===== DATASET EXTRACT =====
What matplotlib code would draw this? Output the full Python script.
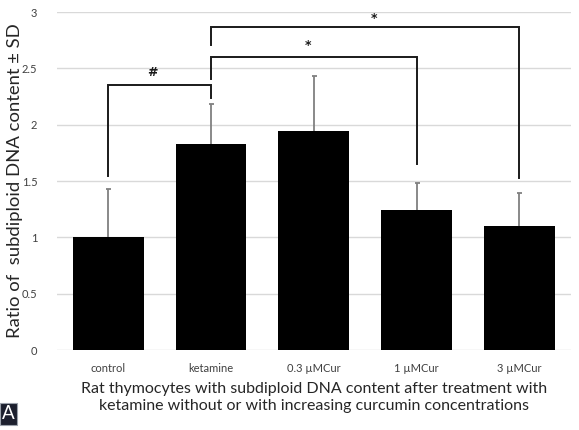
import matplotlib
matplotlib.use("Agg")
import matplotlib.pyplot as plt

categories = ["control", "ketamine", "0.3 \u00b5MCur", "1 \u00b5MCur", "3 \u00b5MCur"]
values = [1.00, 1.83, 1.945, 1.24, 1.10]
sd = [0.43, 0.35, 0.485, 0.24, 0.29]
yticks = [0, 0.5, 1, 1.5, 2, 2.5, 3]
ytick_labels = ["0", "0.5", "1", "1.5", "2", "2.5", "3"]

# significance brackets: (left idx, right idx, left leg bottom, right leg bottom, top, label, label x, label y)
brackets = [
    (0, 1, 1.545, 2.235, 2.35, "#", 0.43, 2.46),
    (1, 3, 2.41, 1.648, 2.60, "*", 1.94, 2.70),
    (1, 4, 2.706, 1.53, 2.87, "*", 2.59, 2.94),
]

plt.rcParams['font.family'] = ['Lato', 'DejaVu Sans']
fig = plt.figure(figsize=(5.79, 4.30), dpi=100)
ax = fig.add_axes([0.098, 0.186, 0.888, 0.786])

x = list(range(len(categories)))
ax.bar(x, values, width=0.69, color="black", zorder=3)
eb = ax.errorbar(x, values, yerr=[[0]*len(sd), sd], fmt="none", ecolor="#808080",
                 elinewidth=1.3, capsize=1.8, capthick=1.3, zorder=2)
eb[1][0].set_visible(False)

for li, ri, lb, rb, top, lab, lx, ly in brackets:
    ax.plot([li, li, ri, ri], [lb, top, top, rb], color="#1a1a1a", lw=1.4,
            solid_joinstyle="miter", zorder=4)
    ax.text(lx, ly, lab, ha="center", va="center", fontsize=9, fontweight="bold",
            color="#1a1a1a", family="DejaVu Sans")

ax.set_xlim(-0.5, 4.5)
ax.set_ylim(0, 3)
ax.set_yticks(yticks)
ax.set_yticklabels(ytick_labels)
ax.set_xticks(x)
ax.set_xticklabels(categories)
ax.grid(axis="y", color="#d9d9d9", lw=1.0, zorder=0)
ax.set_axisbelow(True)
for s in ["top", "right", "left", "bottom"]:
    ax.spines[s].set_visible(False)
ax.tick_params(axis="both", length=0, labelsize=8, colors="#404040")
ax.tick_params(axis="x", pad=9)
ax.tick_params(axis="y", pad=14)

ax.set_ylabel("Ratio of  subdiploid DNA content \u00b1 SD", fontsize=13.3, color="#262626",
              labelpad=-1)
ax.set_xlabel("Rat thymocytes with subdiploid DNA content after treatment with\n"
              "ketamine without or with increasing curcumin concentrations",
              fontsize=11.5, color="#262626", linespacing=1.3, labelpad=6)

fig.text(0.004, 0.018, "A", fontsize=13.5, color="white", ha="left", va="bottom",
         bbox=dict(boxstyle="square,pad=0.12", fc="#1c1f2e", ec="#9aa0aa", lw=0.8))

fig.savefig("out.png", dpi=100)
=====
■ SET PROBLEM ■
Your task is to reproduce exactly the lines from the start of the data above through the line containing "import matplotlib.pyplot as plt", leaving every picture out.

■ RESULT BELOW ■
What matplotlib code would draw this? Output the full Python script.
import matplotlib
matplotlib.use("Agg")
import matplotlib.pyplot as plt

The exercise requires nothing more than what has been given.